Hunter safety instructors asked students to sign North Dakota conservation petition


By Rob Port | North Dakota Bureau

CLASSROOM ADVOCACY: North Dakota Department of Game and Fish Director Terry Steinwand says he took swift action to address hunter safety class instructors advocating for a controversial conservation amendment in class.

BISMARCK, N.D. — has uncovered another citizen complaint about advocacy for a controversial ballot measure taking place at a state sanctioned event.

This time, instructors at a hunter safety class put on by the North Dakota Game and Fish department used classroom time to advocate for the Clean Water, Wildlife and Parks amendment.

Conservation activists are circulating petitions in support of the amendment, hoping to put it on the November ballot.

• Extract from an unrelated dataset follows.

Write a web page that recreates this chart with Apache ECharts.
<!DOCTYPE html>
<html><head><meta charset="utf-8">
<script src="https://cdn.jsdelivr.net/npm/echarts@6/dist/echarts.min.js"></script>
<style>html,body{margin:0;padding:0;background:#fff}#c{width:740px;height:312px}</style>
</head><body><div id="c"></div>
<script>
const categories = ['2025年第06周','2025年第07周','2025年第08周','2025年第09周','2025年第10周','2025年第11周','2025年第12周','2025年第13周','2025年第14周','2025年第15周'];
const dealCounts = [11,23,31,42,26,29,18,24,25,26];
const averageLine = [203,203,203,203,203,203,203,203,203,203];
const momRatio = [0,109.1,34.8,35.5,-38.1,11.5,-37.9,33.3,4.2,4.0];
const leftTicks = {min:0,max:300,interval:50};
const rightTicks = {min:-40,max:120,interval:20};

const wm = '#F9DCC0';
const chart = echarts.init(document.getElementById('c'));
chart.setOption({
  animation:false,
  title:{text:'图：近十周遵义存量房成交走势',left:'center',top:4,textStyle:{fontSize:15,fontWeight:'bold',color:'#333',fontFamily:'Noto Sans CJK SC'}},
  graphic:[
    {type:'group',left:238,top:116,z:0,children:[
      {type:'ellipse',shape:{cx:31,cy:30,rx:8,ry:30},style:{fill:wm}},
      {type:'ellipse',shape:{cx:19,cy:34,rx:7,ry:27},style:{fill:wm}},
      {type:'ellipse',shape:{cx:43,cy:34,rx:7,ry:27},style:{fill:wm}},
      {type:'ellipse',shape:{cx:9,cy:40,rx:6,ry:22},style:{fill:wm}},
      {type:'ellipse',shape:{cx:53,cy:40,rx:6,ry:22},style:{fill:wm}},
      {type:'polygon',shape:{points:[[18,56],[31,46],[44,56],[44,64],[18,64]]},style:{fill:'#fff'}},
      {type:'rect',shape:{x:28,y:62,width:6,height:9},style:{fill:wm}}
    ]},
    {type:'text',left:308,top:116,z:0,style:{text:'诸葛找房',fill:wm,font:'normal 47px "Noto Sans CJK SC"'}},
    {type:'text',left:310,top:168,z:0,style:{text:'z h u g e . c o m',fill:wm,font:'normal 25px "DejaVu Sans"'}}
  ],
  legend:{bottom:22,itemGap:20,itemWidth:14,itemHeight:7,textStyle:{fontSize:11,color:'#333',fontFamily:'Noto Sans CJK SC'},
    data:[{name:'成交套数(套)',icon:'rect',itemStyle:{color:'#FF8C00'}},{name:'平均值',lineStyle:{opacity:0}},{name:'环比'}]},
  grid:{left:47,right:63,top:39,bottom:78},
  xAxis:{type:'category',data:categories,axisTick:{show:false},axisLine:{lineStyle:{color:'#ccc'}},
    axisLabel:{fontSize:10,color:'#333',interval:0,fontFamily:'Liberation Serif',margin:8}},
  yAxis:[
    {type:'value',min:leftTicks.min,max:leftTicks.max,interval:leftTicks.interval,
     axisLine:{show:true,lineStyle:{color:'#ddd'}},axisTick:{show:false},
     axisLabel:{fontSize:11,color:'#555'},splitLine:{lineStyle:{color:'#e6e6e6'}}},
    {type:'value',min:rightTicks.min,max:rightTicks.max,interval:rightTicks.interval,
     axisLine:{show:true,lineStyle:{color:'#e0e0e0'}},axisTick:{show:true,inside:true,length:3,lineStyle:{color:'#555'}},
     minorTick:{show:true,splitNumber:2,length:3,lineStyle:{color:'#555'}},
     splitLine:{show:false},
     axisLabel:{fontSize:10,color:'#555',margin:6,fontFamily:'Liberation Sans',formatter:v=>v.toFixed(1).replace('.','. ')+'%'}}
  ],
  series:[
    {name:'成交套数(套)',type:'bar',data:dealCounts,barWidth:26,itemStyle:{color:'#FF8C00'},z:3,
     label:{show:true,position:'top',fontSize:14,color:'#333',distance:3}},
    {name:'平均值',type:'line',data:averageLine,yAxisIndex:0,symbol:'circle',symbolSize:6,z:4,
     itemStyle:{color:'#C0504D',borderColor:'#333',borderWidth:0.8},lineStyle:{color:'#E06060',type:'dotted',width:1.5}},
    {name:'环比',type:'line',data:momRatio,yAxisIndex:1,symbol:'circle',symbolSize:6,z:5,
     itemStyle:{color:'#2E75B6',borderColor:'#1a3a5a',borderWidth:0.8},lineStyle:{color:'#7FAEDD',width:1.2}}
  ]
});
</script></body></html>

If passed, the amendment would divert hundreds of millions of dollars in state oil tax revenue into a conservation fund every biennium with a requirement that most of the funds be spent every year. previously reported that an auction in support of the Report All Poachers program was used by the North Dakota Wildlife Federation, a group that also is a sponsor of the amendment, to promote the petitions.

Now Bismarck resident T.J. Hermann says he was subjected to criticism and propaganda about the measure while taking a hunter safety course.

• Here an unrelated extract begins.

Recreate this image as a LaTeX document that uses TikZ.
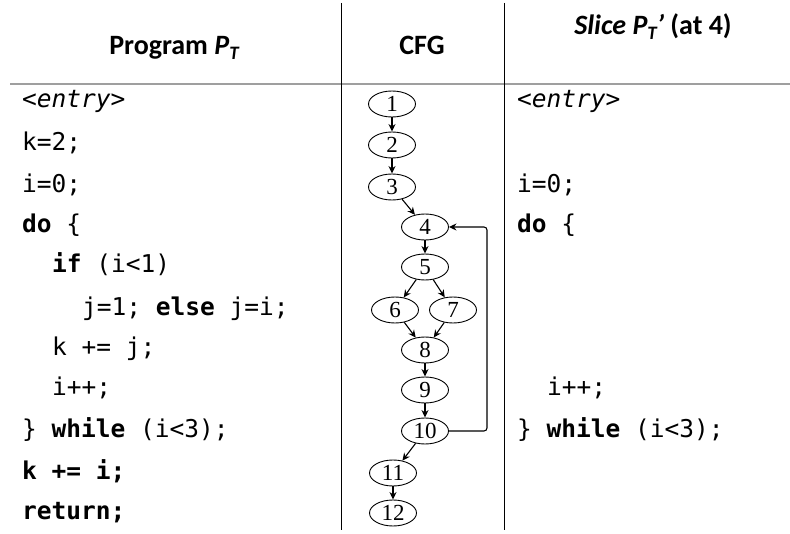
\documentclass[tikz,border=0pt]{standalone}
\usepackage{fontspec}
\setmainfont{Carlito}
\newfontfamily\codefont{DejaVu Sans Mono}
\newfontfamily\numfont{Liberation Serif}
\usetikzlibrary{arrows.meta,shapes.geometric}
\newcommand\mysubT{\raisebox{-5pt}{\fontsize{19}{19}\selectfont\itshape T}}
\begin{document}
\begin{tikzpicture}[x=1pt,y=-1pt,
  code/.style={anchor=base west, inner sep=0pt, font=\codefont\fontsize{24.5}{28}\selectfont},
  head/.style={anchor=base, inner sep=0pt, font=\fontsize{28}{32}\selectfont\bfseries},
  cfgnode/.style={ellipse, draw, line width=0.9pt, minimum width=47pt, minimum height=26pt, inner sep=0pt, font=\numfont\fontsize{23}{23}\selectfont},
  cfgedge/.style={line width=1.1pt, -{Stealth[length=7.5pt,width=7pt]}},
  rule/.style={line width=1pt, black},
  hrule/.style={line width=1.6pt, gray!75}]
\useasboundingbox (0,0) rectangle (790,534);
% table rules
\coordinate (vt1) at (341,3);   \coordinate (vb1) at (341,530);
\coordinate (vt2) at (504,3);   \coordinate (vb2) at (504,530);
\coordinate (hl) at (10,84);    \coordinate (hr) at (790,84);
\draw[hrule] (hl) -- (hr);
\draw[rule] (vt1) -- (vb1);
\draw[rule] (vt2) -- (vb2);
% headers
\node[head] (h1) at (174,55) {Program \textit{P}\mysubT};
\node[head] (h2) at (422,55) {CFG};
\node[head] (h3) at (653,35) {\textit{Slice P}\mysubT\textit{’} (at 4)};
% program code
\node[code] (c0) at (22,108) {\itshape <entry>};
\node[code] (c1) at (22,151) {k=2;};
\node[code] (c2) at (22,193) {i=0;};
\node[code] (c3) at (22,233) {\textbf{do} \{};
\node[code] (c4) at (52,273) {\textbf{if} (i<1)};
\node[code] (c5) at (82,316) {j=1; \textbf{else} j=i;};
\node[code] (c6) at (52,356) {k += j;};
\node[code] (c7) at (52,396) {i++;};
\node[code] (c8) at (22,438) {\} \textbf{while} (i<3);};
\node[code] (c9) at (22,479) {\textbf{k += i;}};
\node[code] (c10) at (22,519) {\textbf{return;}};
% slice code
\node[code] (s0) at (517,108) {\itshape <entry>};
\node[code] (s2) at (517,193) {i=0;};
\node[code] (s3) at (517,233) {\textbf{do} \{};
\node[code] (s7) at (547,396) {i++;};
\node[code] (s8) at (517,438) {\} \textbf{while} (i<3);};
% CFG
\node[cfgnode] (n1) at (392,104) {1};
\node[cfgnode] (n2) at (392,145) {2};
\node[cfgnode] (n3) at (392,187) {3};
\node[cfgnode] (n4) at (425,227) {4};
\node[cfgnode] (n5) at (425,267) {5};
\node[cfgnode] (n6) at (395,310) {6};
\node[cfgnode] (n7) at (453,310) {7};
\node[cfgnode] (n8) at (425,350) {8};
\node[cfgnode] (n9) at (425,390) {9};
\node[cfgnode] (n10) at (425,431) {10};
\node[cfgnode] (n11) at (393,473) {11};
\node[cfgnode] (n12) at (393,513) {12};
\draw[cfgedge] (n1) -- (n2);
\draw[cfgedge] (n2) -- (n3);
\draw[cfgedge] (n3) -- (n4);
\draw[cfgedge] (n4) -- (n5);
\draw[cfgedge] (n5) -- (n6);
\draw[cfgedge] (n5) -- (n7);
\draw[cfgedge] (n6) -- (n8);
\draw[cfgedge] (n7) -- (n8);
\draw[cfgedge] (n8) -- (n9);
\draw[cfgedge] (n9) -- (n10);
\draw[cfgedge] (n10) -- (n11);
\draw[cfgedge] (n11) -- (n12);
\coordinate (back) at (487,0);
\draw[cfgedge, rounded corners=3pt] (n10.east) -- (n10.east -| back) -- (n4.east -| back) -- (n4.east);
\end{tikzpicture}
\end{document}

“After taking the course, I was left with an extremely bad taste in my mouth,” Hermann said of his experience, which occurred in August 2013. “At the first class they brought up the Clean Air/Clean Water petition that is going around collecting signatures and encouraged the class to sign it, stating it was a ‘vital wildlife conservation’ petition and not telling the class what it really is and does.”

He said that when the instructors learned that he works in the oil industry, he was criticized.

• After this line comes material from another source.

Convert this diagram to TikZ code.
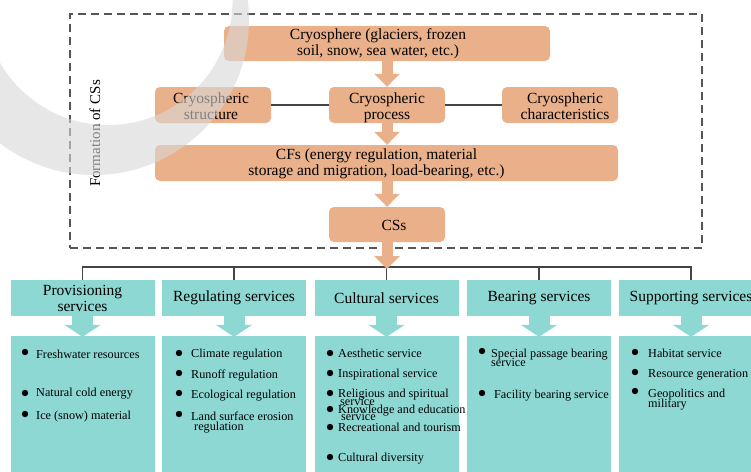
\documentclass[tikz,border=0pt]{standalone}
\usepackage{fontspec}
\setmainfont{Liberation Serif}
\usetikzlibrary{arrows.meta}
\definecolor{ora}{HTML}{EAB08A}
\definecolor{tealbox}{HTML}{8DD8D3}
\definecolor{dashgray}{HTML}{555555}
\definecolor{conngray}{HTML}{444444}
\definecolor{wmark}{HTML}{D8D8D8}
\begin{document}
\begin{tikzpicture}[x=1pt,y=-1pt,
  obox/.style={fill=ora, rounded corners=5pt, inner sep=0pt},
  otext/.style={inner sep=0pt, align=center, font=\fontsize{15.5}{16}\selectfont},
  sbox/.style={fill=tealbox, inner sep=0pt, align=center, minimum width=144pt,
    minimum height=36pt, font=\fontsize{15.5}{16}\selectfont},
  dbox/.style={fill=tealbox, inner sep=0pt, minimum width=144pt, minimum height=145pt},
  item/.style={anchor=base west, inner sep=0pt, font=\fontsize{12.2}{12}\selectfont},
  oarrow/.style={draw=ora, line width=11pt, line cap=butt, -{Triangle[width=25pt,length=13pt]}},
  tarrow/.style={draw=tealbox, line width=21pt, line cap=butt, -{Triangle[width=36pt,length=12pt]}},
  conn/.style={draw=conngray, line width=1.3pt},
  bul/.style={fill=black}
]
\useasboundingbox (0,0) rectangle (751,471);
\clip (0,0) rectangle (751,471);
\fill[white] (0,0) rectangle (751,471);

% frame
\node[draw=dashgray, line width=2pt, dash pattern=on 8pt off 5pt, minimum width=632pt,
  minimum height=234pt, inner sep=0pt] (frame) at (386,131) {};
\node[rotate=90, font=\fontsize{15}{16}\selectfont, inner sep=0pt] (flabel) at (95,133.5) {Formation of CSs};

% orange nodes
\node[obox, minimum width=326pt, minimum height=35pt] (cryo) at (387,43.5) {};
\node[obox, minimum width=116pt, minimum height=36pt] (struct) at (213,105) {};
\node[obox, minimum width=116pt, minimum height=36pt] (proc) at (387,105) {};
\node[obox, minimum width=116pt, minimum height=36pt] (charac) at (560,105) {};
\node[obox, minimum width=463pt, minimum height=36pt] (cfs) at (386.5,163) {};
\node[obox, minimum width=116pt, minimum height=35pt] (css) at (387,224.5) {};

\node[otext] (cryoT) at (378,43.5) {Cryosphere (glaciers, frozen\\soil, snow, sea water, etc.)};
\node[otext] (structT) at (211,106) {Cryospheric\\structure};
\node[otext] (procT) at (387,108) {Cryospheric\\process};
\node[otext] (characT) at (565,106) {Cryospheric\\characteristics};
\node[otext] (cfsT) at (376.5,163.5) {CFs (energy regulation, material\\storage and migration, load-bearing, etc.)};
\node[otext] (cssT) at (394,225) {CSs};

\draw[conn] (struct) -- (proc);
\draw[conn] (proc) -- (charac);
\draw[oarrow] (cryo.south) -- (proc.north);
\draw[oarrow] (proc.south) -- (cfs.north -| proc.south);
\draw[oarrow] (cfs.south -| css.north) -- (css.north);

% service boxes
\node[sbox] (prov) at (82.5,298) {Provisioning\\services};
\node[sbox] (reg) at (234,298) {Regulating services};
\node[sbox] (cult) at (386.5,298) {Cultural services};
\node[sbox] (bear) at (539,298) {Bearing services};
\node[sbox] (supp) at (691,298) {Supporting services};

\coordinate (bus) at (387,267);
\draw[conn] (prov.north) |- (bus) -| (supp.north);
\draw[conn] (reg.north) -- (reg.north |- bus);
\draw[conn] (cult.north) -- (cult.north |- bus);
\draw[conn] (bear.north) -- (bear.north |- bus);
\draw[oarrow] (css.south) -- ([yshift=-2pt]bus);

% detail boxes
\node[dbox] (provd) at (82.5,408.5) {};
\node[dbox] (regd) at (234,408.5) {};
\node[dbox] (cultd) at (386.5,408.5) {};
\node[dbox] (beard) at (539,408.5) {};
\node[dbox] (suppd) at (691,408.5) {};

\foreach \a/\b in {prov/provd, reg/regd, cult/cultd, bear/beard, supp/suppd}
  \draw[tarrow] (\a.south) -- ([yshift=-1pt]\b.north);

% provisioning items
\foreach \y in {352,393,414} \fill[bul] (25,\y) circle (3.2pt);
\node[item] (p1) at (36,358) {Freshwater resources};
\node[item] (p2) at (36,396) {Natural cold energy};
\node[item] (p3) at (36,419) {Ice (snow) material};

% regulating items
\foreach \y in {353,373,393,414} \fill[bul] (179,\y) circle (3.2pt);
\node[item] (r1) at (191,357) {Climate regulation};
\node[item] (r2) at (191,378) {Runoff regulation};
\node[item] (r3) at (191,398) {Ecological regulation};
\node[item] (r4) at (191,420) {Land surface erosion};
\node[item] (r5) at (194,430) {regulation};

% cultural items
\foreach \y in {353,373,393,409,427,457} \fill[bul] (330,\y) circle (3.2pt);
\node[item] (c1) at (338,357) {Aesthetic service};
\node[item] (c2) at (338,377) {Inspirational service};
\node[item] (c3) at (338,397) {Religious and spiritual};
\node[item] (c4) at (340,405) {service};
\node[item] (c5) at (338,413) {Knowledge and education};
\node[item] (c6) at (341,420) {service};
\node[item] (c7) at (338,431) {Recreational and tourism};
\node[item] (c8) at (338,461) {Cultural diversity};

% bearing items
\foreach \y in {351,393} \fill[bul] (482,\y) circle (3.2pt);
\node[item] (b1) at (491,357) {Special passage bearing};
\node[item] (b2) at (491,366) {service};
\node[item] (b3) at (494,398) {Facility bearing service};

% supporting items
\foreach \y in {352,372,391} \fill[bul] (635,\y) circle (3.2pt);
\node[item] (s1) at (648,357) {Habitat service};
\node[item] (s2) at (648,377) {Resource generation};
\node[item] (s3) at (648,397) {Geopolitics and};
\node[item] (s4) at (648,407) {military};

% watermark arc
\fill[wmark, opacity=0.6, even odd rule] (94,20) circle (155pt) (108,0.5) circle (124.6pt);
\end{tikzpicture}
\end{document}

“He demonized me, my business and gave the class the impression that I’m ruining hunting and fishing in (North Dakota) because of what I do,” Hermann said referring to one of the two volunteer instructors.

Hermann said that on the last night of the two-day course, the instructors brought a petition to class and asked students to sign it after turning in their final exam.

Section 16.1-10-02 of the North Dakota Century Code states “No person may use any property belonging to or leased by, or any service which is provided to or carried on by, either directly or by contract, the state or any agency, department, bureau, board, commission, or political subdivision thereof, for any political purpose.” The definition of political purpose includes “any activity undertaken in support of or in opposition to a statewide initiated or referred measure.”

“We were informed in September, 2013 that two Hunter Education volunteer instructors advocated on behalf of the petition and encouraged class participants to sign it,” North Dakota Game andFish Director Terry Steinwand said in response to a inquiry.

Steinwand said he responded to the complaint, ordering a subordinate to inform the volunteer instructors not to engage in political advocacy while working for the state.

“I promptly notified the division chief under which Hunter Education is administered and informed him that this type of solicitation/activity cannot occur with employees or volunteers when they’re representing the North Dakota Game and Fish Department,” Steinwand said. “The division chief personally contacted the lead instructors involved in the activity on approximately September 20 and informed them that such activity was considered improper and a Hunter Education course is considered a state function.”

Aside from the complaint filed with his department regarding the Report All Poachers auction, Steinwand said this is the only problem reported to him regarding advocacy for the conservation petition.

The conservation amendment needs 26,904 valid signatures to qualify for the ballot in November. Those signatures must be turned into the secretary of state’s office by August 6th.